Montag, 15. Mai 2006

Afrika (3)

Anfang März stellte ich in Bezug auf den Bundeswehreinsatz im Kongo die provokante Frage:
"Fragt sich wie und von wem die argumentative Brücke zum Einsatz im Sudan gebaut wird und wer die Ansage macht, dass 500 Soldaten viiiel zu wenig sind..."
Nie hätte ich erwartet, dass es so schnell geht.

Das Handelsblatt verkündet, dass in Brüssel ein "führender Offiziere" und "Militärplaner" (wahrscheinlich von der WEU, aber das ist Spekulation) sagte, dass sich die EU auf "unwahrscheinliche Probleme" einstellen müsse. Was mit "unwahrscheinlich" gemeint ist, ließ er offen. Immerhin kann unwahrscheinlich sowohl "nicht wahrscheinlich" im Sinne von "abwegig" bedeuten, umgangssprachlich aber auch "ziemlich groß". Jedenfalls meinte dieser Offizier, dass man in Europa für den Einsatz im Kongo besser schon jetzt eine weitere Kampfgruppe als Reserve einplanen sollte. Diese wäre mit einer Stärke von 1500 Mann genauso stark, wie die tatsächlich im ersten Anlauf zum Einsatz kommende Truppe.

Die Reservetruppe wäre nach Angaben des zitierten Offiziers wichtig, um die in den Kongo entsandten Einheiten abzusichern. Das wäre auch eine Frage der Glaubwürdigkeit für den nach seiner Ansicht unwahrscheinlichen Fall, dass die geplante Abschreckung scheitert.

Soo, damit hätten wir schonmal die Ankündigung, dass "500", nein, "1.500"(!) Soldaten nicht genug sind. "Einsatzreserve". Klar. "Absicherung für den Fall der Fälle". Also Quasi "schonmal einpacken und losschicken". Damit die "rechtzeitig" da sind oder so.

Ok, wir schicken also mehr als 500 Mann da runter. Den Punkt betrachte ich als "erledigt". Jetzt fehlt nur noch das mit dem Sudan bzw. Darfur und alle meine Thesen und Vermutungen wurden bestätigt.

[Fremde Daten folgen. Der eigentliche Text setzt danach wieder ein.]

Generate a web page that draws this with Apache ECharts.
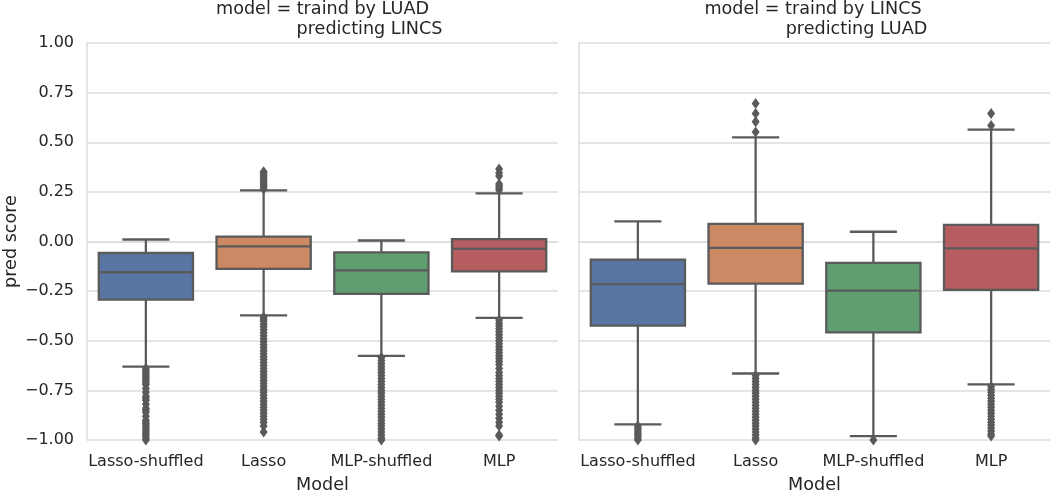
<!DOCTYPE html>
<html>
<head>
<meta charset="utf-8">
<script src="https://cdn.jsdelivr.net/npm/echarts@6/dist/echarts.min.js"></script>
<style>html,body{margin:0;padding:0;background:#fff;}#c{width:1050px;height:490px;}</style>
</head>
<body>
<div id="c"></div>
<script>
// ---- data ----
const categories = ['Lasso-shuffled', 'Lasso', 'MLP-shuffled', 'MLP'];
const yTicks = [-1.0, -0.75, -0.5, -0.25, 0.0, 0.25, 0.5, 0.75, 1.0];
const panelTitles = [
  ['model = traind by LUAD', 'predicting LINCS'],
  ['model = traind by LINCS', 'predicting LUAD']
];
// [lowerWhisker, Q1, median, Q3, upperWhisker] per category
const statsLeft = [
  [-0.63, -0.293, -0.155, -0.058, 0.01],
  [-0.372, -0.138, -0.025, 0.025, 0.258],
  [-0.576, -0.264, -0.145, -0.055, 0.005],
  [-0.385, -0.151, -0.037, 0.012, 0.242]
];
const statsRight = [
  [-0.921, -0.424, -0.215, -0.091, 0.101],
  [-0.665, -0.212, -0.032, 0.089, 0.525],
  [-0.98, -0.458, -0.247, -0.108, 0.049],
  [-0.72, -0.244, -0.035, 0.084, 0.564]
];
// outliers per category
const outliersLeft = [
  [-0.64,-0.65,-0.66,-0.67,-0.68,-0.69,-0.70,-0.71,-0.72,-0.74,-0.76,-0.78,-0.79,-0.80,-0.82,-0.84,-0.85,-0.86,-0.88,-0.90,-0.91,-0.92,-0.93,-0.94,-0.95,-0.96,-0.97,-0.98,-0.99,-1.0],
  [0.265,0.275,0.285,0.295,0.305,0.315,0.325,0.335,0.345,0.352,
   -0.38,-0.39,-0.40,-0.415,-0.43,-0.445,-0.46,-0.475,-0.49,-0.505,-0.52,-0.535,-0.55,-0.565,-0.58,-0.595,-0.61,-0.625,-0.64,-0.655,-0.67,-0.685,-0.70,-0.715,-0.73,-0.745,-0.76,-0.775,-0.79,-0.805,-0.82,-0.835,-0.85,-0.865,-0.88,-0.895,-0.91,-0.93,-0.96],
  [-0.585,-0.60,-0.615,-0.63,-0.645,-0.66,-0.675,-0.69,-0.705,-0.72,-0.735,-0.75,-0.765,-0.78,-0.795,-0.81,-0.825,-0.84,-0.855,-0.87,-0.885,-0.90,-0.915,-0.93,-0.945,-0.96,-0.975,-0.99,-1.0],
  [0.26,0.27,0.28,0.29,0.33,0.345,0.365,
   -0.395,-0.41,-0.425,-0.44,-0.455,-0.47,-0.485,-0.50,-0.515,-0.53,-0.545,-0.56,-0.575,-0.59,-0.605,-0.62,-0.64,-0.66,-0.675,-0.69,-0.705,-0.72,-0.735,-0.75,-0.765,-0.78,-0.795,-0.81,-0.83,-0.85,-0.87,-0.89,-0.91,-0.93,-0.975,-0.98]
];
const outliersRight = [
  [-0.93,-0.94,-0.95,-0.96,-0.97,-0.98,-0.99,-1.0],
  [0.552,0.603,0.645,0.695,
   -0.675,-0.69,-0.705,-0.72,-0.735,-0.75,-0.765,-0.78,-0.795,-0.81,-0.825,-0.84,-0.855,-0.87,-0.885,-0.90,-0.915,-0.93,-0.945,-0.96,-0.975,-0.99,-1.0],
  [-1.0],
  [0.584,0.645,
   -0.73,-0.745,-0.76,-0.775,-0.79,-0.805,-0.82,-0.835,-0.85,-0.865,-0.88,-0.895,-0.91,-0.925,-0.94,-0.955,-0.97,-0.98]
];
const boxColors = ['#5875a4', '#cc8963', '#5f9e6e', '#b55d60'];

// ---- chart ----
const lineColor = '#5a5a5a';
const gridColor = '#dcdcdc';
const textColor = '#262626';
const fontFamily = 'DejaVu Sans';

function fmt(v) { return v.toFixed(2).replace('-', '\u2212'); }

function boxRender(params, api) {
  const c = api.value(0);
  const lo = api.coord([c, api.value(1)]);
  const q1 = api.coord([c, api.value(2)]);
  const md = api.coord([c, api.value(3)]);
  const q3 = api.coord([c, api.value(4)]);
  const hi = api.coord([c, api.value(5)]);
  const band = api.size([1, 0])[0];
  const w = band * 0.8;
  const cx = lo[0];
  const lw = 2.3;
  const ls = { stroke: lineColor, lineWidth: lw, fill: null };
  return {
    type: 'group',
    children: [
      { type: 'line', shape: { x1: cx, y1: q1[1], x2: cx, y2: lo[1] }, style: ls },
      { type: 'line', shape: { x1: cx, y1: q3[1], x2: cx, y2: hi[1] }, style: ls },
      { type: 'line', shape: { x1: cx - w / 4, y1: lo[1], x2: cx + w / 4, y2: lo[1] }, style: ls },
      { type: 'line', shape: { x1: cx - w / 4, y1: hi[1], x2: cx + w / 4, y2: hi[1] }, style: ls },
      { type: 'rect', shape: { x: cx - w / 2, y: q3[1], width: w, height: q1[1] - q3[1] },
        style: { fill: boxColors[c], stroke: lineColor, lineWidth: lw } },
      { type: 'line', shape: { x1: cx - w / 2, y1: md[1], x2: cx + w / 2, y2: md[1] }, style: ls }
    ]
  };
}

function boxData(stats) {
  return stats.map((s, i) => [i, s[0], s[1], s[2], s[3], s[4]]);
}
function flierData(outs) {
  const d = [];
  outs.forEach((arr, i) => arr.forEach(v => d.push([i, v])));
  return d;
}

const grids = [
  { left: 87, top: 43, width: 471, height: 397, outerBoundsMode: 'none', containLabel: false },
  { left: 579, top: 43, width: 471, height: 397, outerBoundsMode: 'none', containLabel: false }
];

const xAxes = [0, 1].map(i => ({
  type: 'category', gridIndex: i, data: categories, boundaryGap: true,
  name: 'Model', nameLocation: 'middle', nameGap: 36,
  nameTextStyle: { color: textColor, fontSize: 17.6, fontFamily },
  axisLine: { show: true, lineStyle: { color: gridColor, width: 1.5 } },
  axisTick: { show: false },
  axisLabel: { color: textColor, fontSize: 16, fontFamily, margin: 14, interval: 0 },
  splitLine: { show: false }
}));

const yAxes = [0, 1].map(i => ({
  type: 'value', gridIndex: i, min: -1, max: 1, interval: 0.25,
  name: i === 0 ? 'pred score' : '', nameLocation: 'middle', nameGap: 67,
  nameTextStyle: { color: textColor, fontSize: 17.6, fontFamily },
  axisLine: { show: true, lineStyle: { color: gridColor, width: 1.5 } },
  axisTick: { show: false },
  axisLabel: { show: i === 0, color: textColor, fontSize: 16, fontFamily, margin: 13,
    formatter: v => fmt(v) },
  splitLine: { show: true, lineStyle: { color: gridColor, width: 1.5 } }
}));

const series = [];
[statsLeft, statsRight].forEach((st, i) => {
  series.push({
    type: 'custom', xAxisIndex: i, yAxisIndex: i,
    data: boxData(st), renderItem: boxRender,
    encode: { x: 0, y: [1, 2, 3, 4, 5] }, z: 2, silent: true
  });
});
[outliersLeft, outliersRight].forEach((o, i) => {
  series.push({
    type: 'scatter', xAxisIndex: i, yAxisIndex: i,
    data: flierData(o), symbol: 'diamond', symbolSize: [8, 11],
    itemStyle: { color: lineColor, opacity: 1 }, z: 3, silent: true
  });
});

const graphics = [];
const titleCenters = [[322.5, 369.5], [813, 856.5]];
panelTitles.forEach((t, i) => {
  t.forEach((line, j) => {
    graphics.push({
      type: 'text', x: titleCenters[i][j], y: j === 0 ? 0 : 20,
      style: { text: line, fill: textColor, font: '17.6px "DejaVu Sans"', textAlign: 'center', textVerticalAlign: 'top' }
    });
  });
});

const chart = echarts.init(document.getElementById('c'), null, { renderer: 'canvas' });
chart.setOption({
  animation: false,
  backgroundColor: '#fff',
  grid: grids,
  xAxis: xAxes,
  yAxis: yAxes,
  series: series,
  graphic: graphics
});
</script>
</body>
</html>
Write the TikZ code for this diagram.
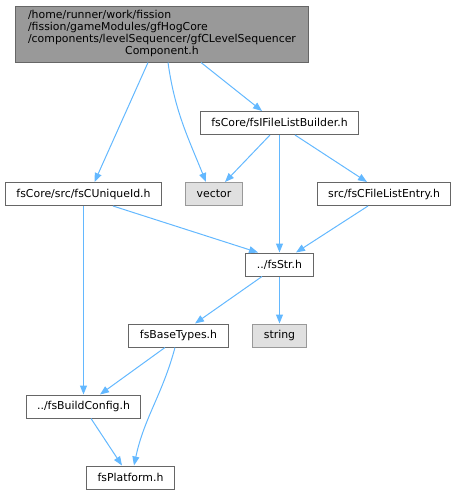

Aber auch da habe ich wenig Zweifel, denn das neue "Weißbuch der Bundeswehr" lässt ja am veränderten Auftrag der Bundeswehr wenig Zweifel.

Dort ist zum Beispiel zu lesen, dass Deutschland zur Wahrung seiner Interessen notfalls auch militärische Mittel einsetzen wird. Ein sogenannte "vorrangiges Interesse" ist die "Förderung der transatlantischen Stabilität", aber auch "die Sicherung des Wohlstandes durch freien und ungehinderten Welthandel" gehört dazu. Besonders der Hinweis auf die Rohstoffquellen passt gut ins Bild:
"Hierbei gilt es wegen der Export- und Rohstoffabhängigkeit Deutschlands, sich besonders den Regionen, in denen kritische Rohstoffe und Energieträger gefördert werden, zuzuwenden.“
Es sei darauf hingewiesen, dass diese "Wandlung" des formulierten Auftrages nicht neu ist, im Gegenteil. Bereits kurz vor dem Rücktritt Gerhard Stoltenbergs 1992, als Verteidigungsminister der Regierung Kohl, hatte dieser in einem Positionspapier die "Aufrechterhaltung des freien Welthandels und des Zugangs zu strategischen Rohstoffen“ als "deutsche Sicherheitsinteressen“ festgeschrieben.

Das fatale an dieser Entwicklung ist, dass zwar die pazifistische Sichtweise ethisch betrachtet die "höheren Ziele" und damit die moralisch "bessere" Sichtweise sein mag, aber gerade die Deutsche Geschichte hat uns gelehrt, dass es eben manchmal doch Gründe gibt, die einen "gerechten Krieg" nicht nur rechtfertigen, sondern auch notwendig machen können. Vor diesem Hintergrund sollte die Forderung nach einer Änderung des Grundgesetzes nicht nur neu, sondern auch besonders kritisch betrachtet und öffentlich debattiert werden.

Meiner Meinung nach dürfen wir bei dieser Debatte besonders einen Fehler nicht machen: Glauben, dass uns dieses Thema nichts angeht.